Task prompt> Quote the lines exactly, starting with the line that contains "Emit a Python" and ending with the line that contains "fig.patch.set_facecolor('white')", and leave out all other lines.

Supplied entries>
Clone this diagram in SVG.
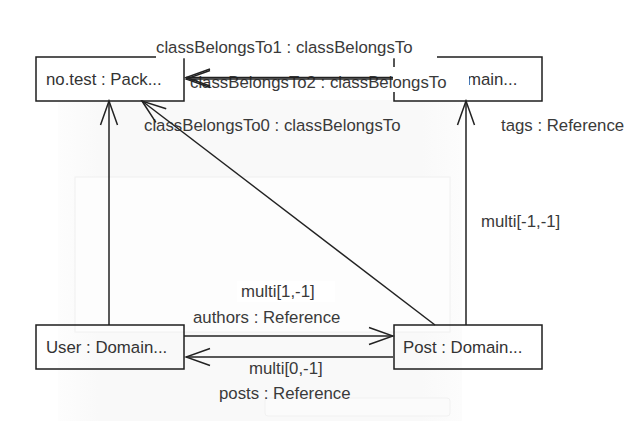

* * *

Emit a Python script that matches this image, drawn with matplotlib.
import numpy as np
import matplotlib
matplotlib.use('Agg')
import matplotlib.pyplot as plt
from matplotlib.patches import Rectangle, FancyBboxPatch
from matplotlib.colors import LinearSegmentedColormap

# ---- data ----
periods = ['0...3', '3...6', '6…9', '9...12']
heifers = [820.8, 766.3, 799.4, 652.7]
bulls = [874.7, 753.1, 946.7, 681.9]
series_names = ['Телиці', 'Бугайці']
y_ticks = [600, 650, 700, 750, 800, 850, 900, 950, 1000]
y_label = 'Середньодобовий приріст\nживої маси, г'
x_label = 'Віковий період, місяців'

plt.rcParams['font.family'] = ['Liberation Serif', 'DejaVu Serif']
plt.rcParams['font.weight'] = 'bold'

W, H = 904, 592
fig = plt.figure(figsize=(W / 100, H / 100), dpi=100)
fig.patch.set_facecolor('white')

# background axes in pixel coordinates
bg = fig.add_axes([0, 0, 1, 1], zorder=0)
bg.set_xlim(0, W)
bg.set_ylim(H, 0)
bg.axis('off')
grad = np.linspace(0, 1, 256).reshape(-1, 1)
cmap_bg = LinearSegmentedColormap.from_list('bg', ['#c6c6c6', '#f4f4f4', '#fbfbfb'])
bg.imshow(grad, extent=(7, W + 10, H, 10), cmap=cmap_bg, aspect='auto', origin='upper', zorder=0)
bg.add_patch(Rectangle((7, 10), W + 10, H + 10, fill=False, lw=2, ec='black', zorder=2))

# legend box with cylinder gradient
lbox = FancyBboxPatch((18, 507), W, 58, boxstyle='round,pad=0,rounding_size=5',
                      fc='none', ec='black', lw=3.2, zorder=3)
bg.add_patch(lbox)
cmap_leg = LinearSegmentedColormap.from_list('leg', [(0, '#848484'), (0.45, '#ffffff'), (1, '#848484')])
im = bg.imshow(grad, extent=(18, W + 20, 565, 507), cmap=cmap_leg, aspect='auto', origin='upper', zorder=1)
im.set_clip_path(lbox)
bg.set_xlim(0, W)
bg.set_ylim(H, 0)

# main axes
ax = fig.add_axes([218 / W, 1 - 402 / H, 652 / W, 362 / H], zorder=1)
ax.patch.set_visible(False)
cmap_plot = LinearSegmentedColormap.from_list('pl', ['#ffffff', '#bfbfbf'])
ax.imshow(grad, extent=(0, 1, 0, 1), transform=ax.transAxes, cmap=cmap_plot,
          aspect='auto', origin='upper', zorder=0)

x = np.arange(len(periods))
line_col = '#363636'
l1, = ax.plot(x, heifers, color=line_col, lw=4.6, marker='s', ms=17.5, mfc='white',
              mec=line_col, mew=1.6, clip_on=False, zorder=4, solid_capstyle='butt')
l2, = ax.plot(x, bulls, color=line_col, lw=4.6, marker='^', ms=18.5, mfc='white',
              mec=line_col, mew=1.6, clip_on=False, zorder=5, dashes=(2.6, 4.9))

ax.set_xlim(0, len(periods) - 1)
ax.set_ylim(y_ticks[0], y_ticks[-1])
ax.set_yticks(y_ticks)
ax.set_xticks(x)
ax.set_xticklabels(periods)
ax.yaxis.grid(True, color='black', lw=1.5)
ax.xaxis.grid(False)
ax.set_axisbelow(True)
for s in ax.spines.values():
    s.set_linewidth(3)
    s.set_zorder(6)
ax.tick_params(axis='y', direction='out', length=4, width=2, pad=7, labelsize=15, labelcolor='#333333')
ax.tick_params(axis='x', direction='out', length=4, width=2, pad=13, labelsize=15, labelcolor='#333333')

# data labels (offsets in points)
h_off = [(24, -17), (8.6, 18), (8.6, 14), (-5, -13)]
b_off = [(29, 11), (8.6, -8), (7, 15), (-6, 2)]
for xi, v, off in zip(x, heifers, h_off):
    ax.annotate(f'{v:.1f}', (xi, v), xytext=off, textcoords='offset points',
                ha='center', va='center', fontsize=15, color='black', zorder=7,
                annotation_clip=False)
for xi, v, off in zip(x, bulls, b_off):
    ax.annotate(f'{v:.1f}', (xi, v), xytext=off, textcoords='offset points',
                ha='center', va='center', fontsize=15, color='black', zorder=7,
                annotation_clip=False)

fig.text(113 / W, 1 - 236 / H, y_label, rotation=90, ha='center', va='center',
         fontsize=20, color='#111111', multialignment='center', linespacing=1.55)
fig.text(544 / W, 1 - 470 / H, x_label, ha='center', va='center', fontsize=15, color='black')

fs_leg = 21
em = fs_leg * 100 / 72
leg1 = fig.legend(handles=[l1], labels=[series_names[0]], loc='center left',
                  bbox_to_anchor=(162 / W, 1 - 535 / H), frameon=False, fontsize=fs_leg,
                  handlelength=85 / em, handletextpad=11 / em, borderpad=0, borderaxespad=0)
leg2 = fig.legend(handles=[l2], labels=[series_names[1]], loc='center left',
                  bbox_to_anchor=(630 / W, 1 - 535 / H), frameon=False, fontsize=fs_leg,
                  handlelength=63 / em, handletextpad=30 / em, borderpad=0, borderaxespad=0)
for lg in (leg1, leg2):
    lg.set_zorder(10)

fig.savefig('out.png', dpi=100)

Completed exercise>
Emit a Python script that matches this image, drawn with matplotlib.
import numpy as np
import matplotlib
matplotlib.use('Agg')
import matplotlib.pyplot as plt
from matplotlib.patches import Rectangle, FancyBboxPatch
from matplotlib.colors import LinearSegmentedColormap

# ---- data ----
periods = ['0...3', '3...6', '6…9', '9...12']
heifers = [820.8, 766.3, 799.4, 652.7]
bulls = [874.7, 753.1, 946.7, 681.9]
series_names = ['Телиці', 'Бугайці']
y_ticks = [600, 650, 700, 750, 800, 850, 900, 950, 1000]
y_label = 'Середньодобовий приріст\nживої маси, г'
x_label = 'Віковий період, місяців'

plt.rcParams['font.family'] = ['Liberation Serif', 'DejaVu Serif']
plt.rcParams['font.weight'] = 'bold'

W, H = 904, 592
fig = plt.figure(figsize=(W / 100, H / 100), dpi=100)
fig.patch.set_facecolor('white')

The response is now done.